CONCLUSION
L'arrêt « Lisbonne » semble avoir donné lieu à un malentendu. Certains, en lisant isolément les passages de l'arrêt soulignant « l'hyperfédéralisation » de l'Union européenne (c'est-à-dire le poids très important du principe d'égalité entre États) et le fait qu'elle ne répondait pas aux normes démocratiques applicables aux États membres, y ont vu une critique de la construction européenne ou une dénonciation d'un « déficit démocratique ».
Le raisonnement de la Cour est différent.
Elle souligne que le principe de démocratie, appliqué à un État, impose de respecter certaines conditions que l'Union ne remplit pas : les élections européennes ne s'effectuent pas selon le principe « un homme, une voix », il n'y a pas d'interaction entre une opinion publique et des gouvernants, il n'existe pas d'alternance des majorités ; les conditions ne sont pas réunies pour que le résultat des élections apparaisse comme la sanction ou la confirmation d'une équipe, et l'expression d'une volonté politique majoritaire.
Cette situation serait inacceptable si le traité de Lisbonne avait pour objet de faire de l'Union européenne un État.
Mais tel n'est pas le cas : l'Union issue du traité de Lisbonne demeurera un groupement d'États, et les exigences démocratiques ne peuvent être les mêmes pour un État et pour un regroupement d'États : par exemple, pour ce dernier, il est acceptable que les élections ne respectent pas le principe « un homme, une voix ». De ce fait, la construction européenne telle qu'elle est organisée par ce traité n'enfreint pas le principe de démocratie : pour un regroupement d'États doté d'une compétence d'attribution, « la légitimation fournie par les parlements et gouvernements nationaux, complétée et étayée par le Parlement européen directement élu, est en principe suffisante ».
Rien n'interdit d'envisager de transformer un jour l'Union en État fédéral : mais à ce moment-là - et à ce moment-là seulement - l'Union devra respecter intégralement les standards démocratiques exigés aujourd'hui des États ; en outre, cette décision devra relever du peuple lui-même, qui seul peut décider de se fondre dans un nouveau sujet politique.
Aussi longtemps que cette voie ne sera pas empruntée par la construction européenne, il faudra veiller à ce que l'Union remplisse effectivement les conditions de la légitimité démocratique telles qu'elles s'appliquent à un groupement d'États.
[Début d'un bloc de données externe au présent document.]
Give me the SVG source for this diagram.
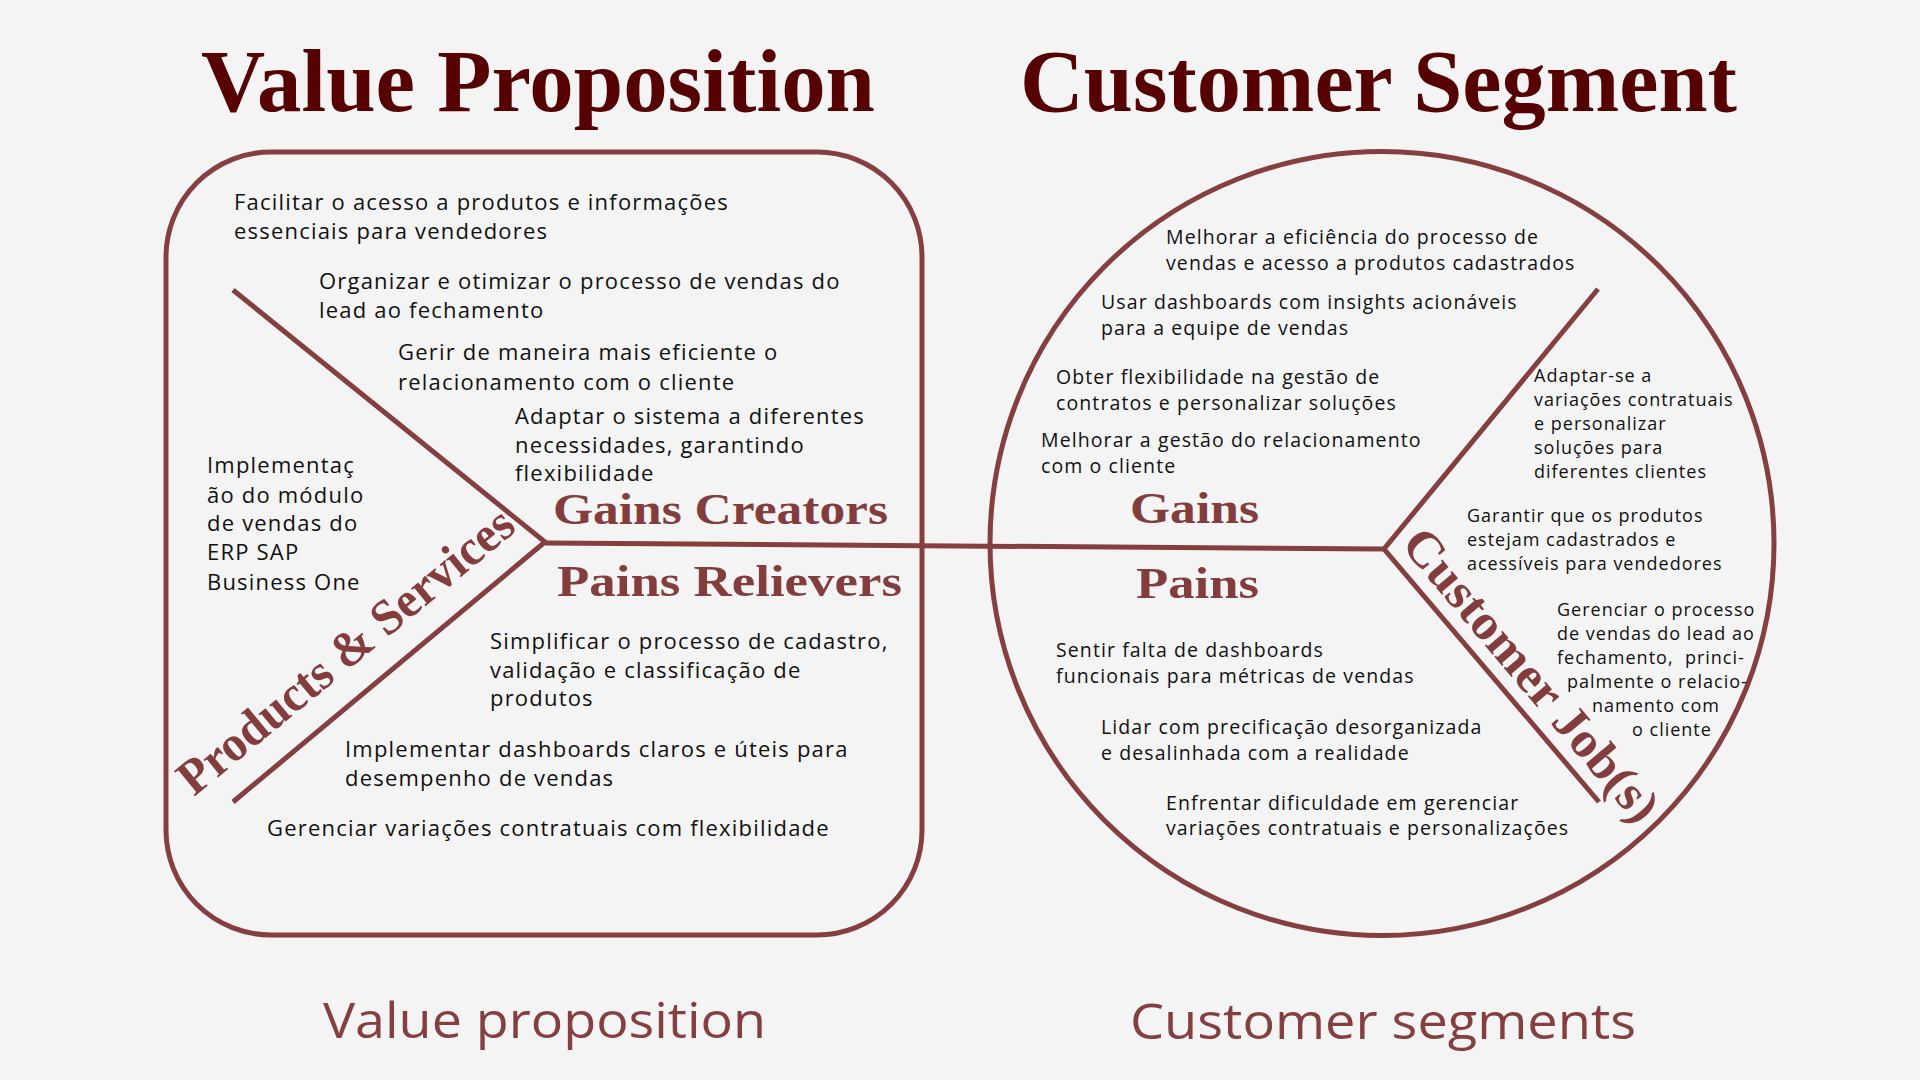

Cela suppose d'abord que les parlements nationaux jouent pleinement leur rôle, puisque la légitimité qu'apporte le Parlement européen, tout en étant indispensable, demeure de nature complémentaire. Comme ce sont les parlements nationaux qui, en approuvant les traités, donnent à l'Union sa légitimité de base, il est nécessaire qu'ils contrôlent également les évolutions de ces traités et, dans le même esprit, veillent au respect du principe de subsidiarité ; il leur incombe également de contribuer à légitimer, par leur contrôle sur leurs gouvernements, les décisions du Conseil européen et du Conseil. C'est ainsi qu'ils peuvent conforter la légitimité de l'Union comme groupement d'États à compétence d'attribution, sans empiéter sur le rôle du Parlement européen, qui est d'un autre ordre.
Ainsi, la signification de l'arrêt « Lisbonne » est de clarifier les conditions d'une construction européenne démocratique, sans exclure aucune hypothèse sur l'avenir de l'Union dès lors que le principe de démocratie est respecté. Il faut y voir, non pas une limitation de la participation de l'Allemagne à la construction européenne, mais bien une salutaire leçon de démocratie.